=== Records shown ===
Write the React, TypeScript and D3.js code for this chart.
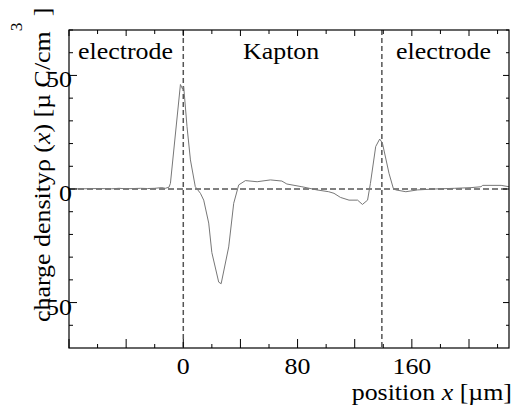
import React from "react";
import * as d3 from "d3";

// Charge density profile (x in µm, rho in µC/cm^3)
const positions = [-80, -70, -60, -50, -45, -40, -35, -30, -25, -20, -17, -15, -12.6, -10, -9, -2, -0.5, 0.3, 2.6, 5, 8.4, 12, 14.3, 17.8, 20, 24.8, 26.5, 31.8, 35.3, 38.8, 43.5, 51.7, 61, 69, 72.5, 83, 93.5, 101.8, 105.5, 110, 116, 122, 125.4, 129, 131, 134.7, 137.5, 139.4, 144, 147, 148.8, 155.8, 164, 175.7, 189.7, 201.4, 208.4, 209.6, 222.5, 228];
const density = [0, 0.1, 0.2, 0.1, 0.3, 0.1, 0.2, 0.3, 0.2, 0.3, 0.5, 0.6, 0.3, 0.8, 2.5, 46, 44, 45, 27.5, 12.8, 1, -1.9, -4.9, -15, -28, -41, -41.7, -25.5, -6.3, 1.8, 3.7, 3.2, 4, 3.5, 2.2, 1, -0.4, -1.2, -1.9, -3.7, -4.9, -4.9, -6.8, -4.9, 2.5, 18.7, 22, 20.2, 6.9, 0.3, -0.4, -1.2, -0.4, 0, 0.3, 0.6, 1, 1.6, 1.6, 1];

const xTickLabels = [0, 80, 160];
const yTickLabels = ["50", "0", "50"];
const yTickValues = [50, 0, -50];
const boundaries = [0, 139];
const regionLabels = ["electrode", "Kapton", "electrode"];

const FONT = "'Liberation Serif', 'Times New Roman', serif";
const SX = 1.08;

export default function App() {
  const W = 518, H = 407;
  const x = d3.scaleLinear().domain([-80, 228]).range([69, 509]);
  const y = d3.scaleLinear().domain([-70, 70]).range([348, 30]);
  const [x0, x1] = x.range();
  const [y0, y1] = [y(70), y(-70)];

  const line = d3
    .line<number>()
    .x((_, i) => x(positions[i]))
    .y((d) => y(d));

  const xTicks = d3.range(-80, 229, 20);
  const yTicks = d3.range(-60, 71, 10);

  const T = (props: { x: number; y: number; anchor?: string; children: React.ReactNode; size?: number }) => (
    <g transform={`translate(${props.x},${props.y}) scale(${SX},1)`}>
      <text textAnchor={props.anchor || "start"} fontFamily={FONT} fontSize={props.size || 24} fill="#000">
        {props.children}
      </text>
    </g>
  );

  const regionX = [78, 243, 396];

  return (
    <svg width={W} height={H} style={{ position: "absolute", left: 0, top: 0, background: "#fff" }}>
      <rect x={0} y={0} width={W} height={H} fill="#fff" />
      {/* zero line */}
      <line x1={x0} x2={x1} y1={y(0)} y2={y(0)} stroke="#000" strokeWidth={1} strokeDasharray="6,3" />
      {/* boundaries */}
      {boundaries.map((b, i) => (
        <line key={i} x1={x(b)} x2={x(b)} y1={y0} y2={y1} stroke="#555" strokeWidth={1.5} strokeDasharray="5,3" />
      ))}
      {/* curve */}
      <path d={line(density) || ""} fill="none" stroke="#777" strokeWidth={1} />
      {/* frame */}
      <rect x={x0} y={y0} width={x1 - x0} height={y1 - y0} fill="none" stroke="#000" strokeWidth={1.2} />
      {/* x ticks */}
      {xTicks.map((t) => {
        const major = t % 40 === 0;
        const px = x(t);
        return (
          <g key={"xt" + t}>
            <line x1={px} x2={px} y1={y1} y2={y1 - (major ? 9 : 4)} stroke="#000" strokeWidth={1} />
            <line x1={px} x2={px} y1={y0} y2={y0 + (major ? 6 : 4)} stroke="#000" strokeWidth={1} />
          </g>
        );
      })}
      {/* y ticks */}
      {yTicks.map((t) => {
        const major = t % 50 === 0;
        const py = y(t);
        return (
          <g key={"yt" + t}>
            <line x1={x0} x2={x0 + (major ? 8 : 4)} y1={py} y2={py} stroke="#000" strokeWidth={1} />
            <line x1={x1} x2={x1 - (major ? 6 : 3)} y1={py} y2={py} stroke="#000" strokeWidth={1} />
          </g>
        );
      })}
      {xTickLabels.map((t) => (
        <T key={"xl" + t} x={x(t)} y={374} anchor="middle">
          {String(t)}
        </T>
      ))}
      {yTickValues.map((v, i) => (
        <T key={"yl" + i} x={72} y={y(v) + 12} anchor="end">
          {yTickLabels[i]}
        </T>
      ))}
      {regionLabels.map((l, i) => (
        <T key={"rl" + i} x={regionX[i]} y={59}>
          {l}
        </T>
      ))}
      <T x={512} y={400} anchor="end">
        position <tspan fontStyle="italic">x</tspan> [µm]
      </T>
      <g transform={`translate(50,322) rotate(-90) scale(${SX},1)`}>
        <text fontFamily={FONT} fontSize={24} fill="#000">
          charge density<tspan>ρ</tspan> (<tspan fontStyle="italic">x</tspan>) [µ C/cm
          <tspan dy={-28} fontSize={16}>3</tspan>
          <tspan dy={28}>  ]</tspan>
        </text>
      </g>
    </svg>
  );
}
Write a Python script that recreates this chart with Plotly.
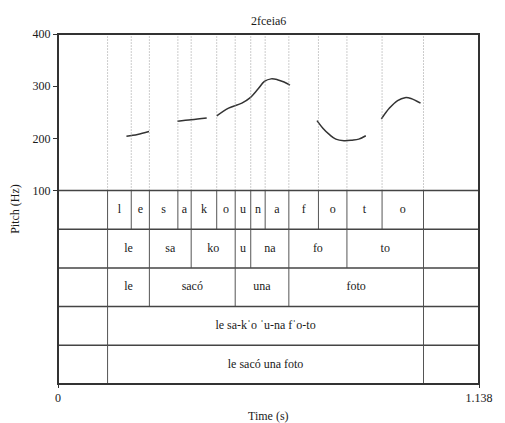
import plotly.graph_objects as go

title_text = "2fceia6"
x_max = 1.138

# Pitch contour segments (time s, Hz)
seg_times = [
    [0.185, 0.215, 0.246],
    [0.323, 0.360, 0.402],
    [0.429, 0.461, 0.497, 0.518, 0.540, 0.558, 0.576, 0.593, 0.611, 0.627],
    [0.700, 0.716, 0.734, 0.751, 0.773, 0.795, 0.813, 0.832],
    [0.874, 0.896, 0.918, 0.938, 0.954, 0.980],
]
seg_hz = [
    [204, 207.5, 213],
    [233, 235.5, 239],
    [243, 258, 267.5, 277, 294, 309, 314, 312.5, 308, 302],
    [234, 219.5, 207, 198.5, 195.5, 196.5, 198.5, 205],
    [237, 258, 272.5, 278, 276.5, 267.5],
]

# Tiers: boundaries and labels
phone_bounds = [0.134, 0.198, 0.247, 0.324, 0.360, 0.429, 0.479, 0.521, 0.560, 0.624, 0.704, 0.781, 0.876, 0.988]
phone_labels = ["l", "e", "s", "a", "k", "o", "u", "n", "a", "f", "o", "t", "o"]
syll_bounds = [0.134, 0.247, 0.360, 0.479, 0.521, 0.624, 0.781, 0.988]
syll_labels = ["le", "sa", "ko", "u", "na", "fo", "to"]
word_bounds = [0.134, 0.247, 0.479, 0.624, 0.988]
word_labels = ["le", "sacó", "una", "foto"]
phrase_bounds = [0.134, 0.988]
phrase_labels = ["le sa-kˈo ˈu-na fˈo-to"]
sent_bounds = [0.134, 0.988]
sent_labels = ["le sacó una foto"]

tiers = [
    (phone_bounds, phone_labels),
    (syll_bounds, syll_labels),
    (word_bounds, word_labels),
    (phrase_bounds, phrase_labels),
    (sent_bounds, sent_labels),
]

FONT = "Liberation Serif, 'Times New Roman', 'DejaVu Serif', serif"
TXT = "#1a1a1a"
pitch_frac = 0.4472

fig = go.Figure()

for t, h in zip(seg_times, seg_hz):
    fig.add_trace(go.Scatter(x=t, y=h, mode="lines", xaxis="x", yaxis="y",
                             line=dict(color="#333333", width=1.5, shape="spline"),
                             showlegend=False, hoverinfo="skip"))

shapes = []
# dotted boundary lines in pitch area
for b in phone_bounds:
    shapes.append(dict(type="line", xref="x", yref="y", x0=b, x1=b, y0=100, y1=400,
                       line=dict(color="#999999", width=1, dash="1px,2px")))

n = len(tiers)
for i, (bounds, labels) in enumerate(tiers):
    top = n - i
    bot = n - i - 1
    if i > 0:
        shapes.append(dict(type="line", xref="x", yref="y2", x0=0, x1=x_max, y0=top, y1=top,
                           line=dict(color="#444444", width=1.5)))
    for b in bounds:
        shapes.append(dict(type="line", xref="x", yref="y2", x0=b, x1=b, y0=bot, y1=top,
                           line=dict(color="#555555", width=1)))
    mids = [(bounds[k] + bounds[k + 1]) / 2 for k in range(len(labels))]
    fig.add_trace(go.Scatter(x=mids, y=[bot + 0.5] * len(labels), mode="text", text=labels,
                             xaxis="x", yaxis="y2", textfont=dict(family=FONT, size=12, color=TXT),
                             showlegend=False, hoverinfo="skip"))

# boundary between pitch area and tiers
shapes.append(dict(type="line", xref="paper", yref="paper", x0=0, x1=1, y0=1 - pitch_frac, y1=1 - pitch_frac,
                   line=dict(color="#444444", width=1.5)))
# frame
shapes.append(dict(type="rect", xref="paper", yref="paper", x0=0, x1=1, y0=0, y1=1,
                   line=dict(color="#333333", width=2)))

fig.update_layout(
    width=505, height=423,
    margin=dict(l=58, r=15, t=34, b=39),
    paper_bgcolor="white", plot_bgcolor="white",
    font=dict(family=FONT, size=12, color=TXT),
    showlegend=False,
    shapes=shapes,
    xaxis=dict(range=[0, x_max], anchor="y2", tickvals=[0, x_max], ticktext=["0", "1.138"],
               ticks="outside", ticklen=3, tickcolor="#333", showgrid=False, zeroline=False,
               showline=False, tickfont=dict(family=FONT, size=12, color=TXT)),
    yaxis=dict(domain=[1 - pitch_frac, 1], range=[100, 400], tickvals=[100, 200, 300, 400],
               ticks="outside", ticklen=4, tickcolor="#333", showgrid=False, zeroline=False,
               showline=False, anchor="x", tickfont=dict(family=FONT, size=12, color=TXT)),
    yaxis2=dict(domain=[0, 1 - pitch_frac], range=[0, 5], showticklabels=False, ticks="",
                showgrid=False, zeroline=False, showline=False, anchor="x"),
    annotations=[
        dict(text=title_text, xref="paper", yref="paper", x=0.5, y=1.036, showarrow=False,
             yanchor="middle", font=dict(family=FONT, size=12, color=TXT)),
        dict(text="Pitch (Hz)", xref="paper", yref="paper", x=-0.1026, y=0.5, showarrow=False,
             textangle=-90, xanchor="center", yanchor="middle", font=dict(family=FONT, size=12, color=TXT)),
        dict(text="Time (s)", xref="paper", yref="paper", x=0.5, y=-0.0915, showarrow=False,
             yanchor="middle", font=dict(family=FONT, size=12, color=TXT)),
    ],
)

fig.write_html("out.html")
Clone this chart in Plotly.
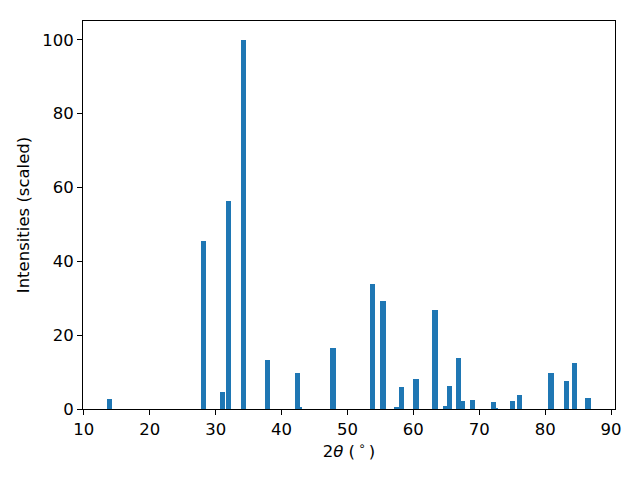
import plotly.graph_objects as go

two_theta = [13.9, 28.16, 31.07, 31.95, 34.23, 37.88, 42.43, 42.75, 47.8, 53.82,
             55.4, 57.45, 58.2, 60.4, 63.3, 64.9, 65.45, 66.8, 67.43, 68.95,
             72.13, 72.45, 75.0, 76.1, 80.9, 83.2, 84.5, 86.5]
intensity = [2.7, 45.5, 4.6, 56.4, 100.0, 13.3, 9.75, 0.3, 16.5, 33.9,
             29.3, 0.3, 6.0, 8.1, 26.8, 0.8, 6.2, 13.8, 2.2, 2.4,
             1.9, 0.2, 2.2, 3.8, 9.75, 7.6, 12.5, 3.0]
x_ticks = [10, 20, 30, 40, 50, 60, 70, 80, 90]
y_ticks = [0, 20, 40, 60, 80, 100]

font = dict(family="DejaVu Sans", size=16.5, color="black")

fig = go.Figure(go.Bar(x=two_theta, y=intensity, width=0.8,
                       marker=dict(color="#1f77b4", line=dict(width=0))))

fig.update_layout(
    width=632, height=472,
    margin=dict(l=75, r=25, t=13, b=71),
    plot_bgcolor="white", paper_bgcolor="white",
    font=font, showlegend=False, barmode="overlay", bargap=0,
)
axis_common = dict(showline=True, linecolor="black", linewidth=1.1, mirror=True,
                   ticks="outside", ticklen=5, tickwidth=1.1, tickcolor="black",
                   showgrid=False, zeroline=False, tickfont=font, automargin=False)
fig.update_xaxes(range=[9.87, 90.6], tickvals=x_ticks,
                 title=dict(text="2<i>θ</i> (\u2009<sup>∘</sup>\u2009)", font=font, standoff=6),
                 **axis_common)
fig.update_yaxes(range=[0, 105.1], tickvals=y_ticks,
                 title=dict(text="Intensities (scaled)", font=font, standoff=8),
                 **axis_common)

fig.write_html("out.html")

=== What you are asked to do ===
Pictures excluded, repeat exactly the lines from the top of the material through the line with "import * as", including both of those lines.

=== Exercise answer ===
Write the React, TypeScript and D3.js code for this chart.
import React from "react";
import * as d3 from "d3";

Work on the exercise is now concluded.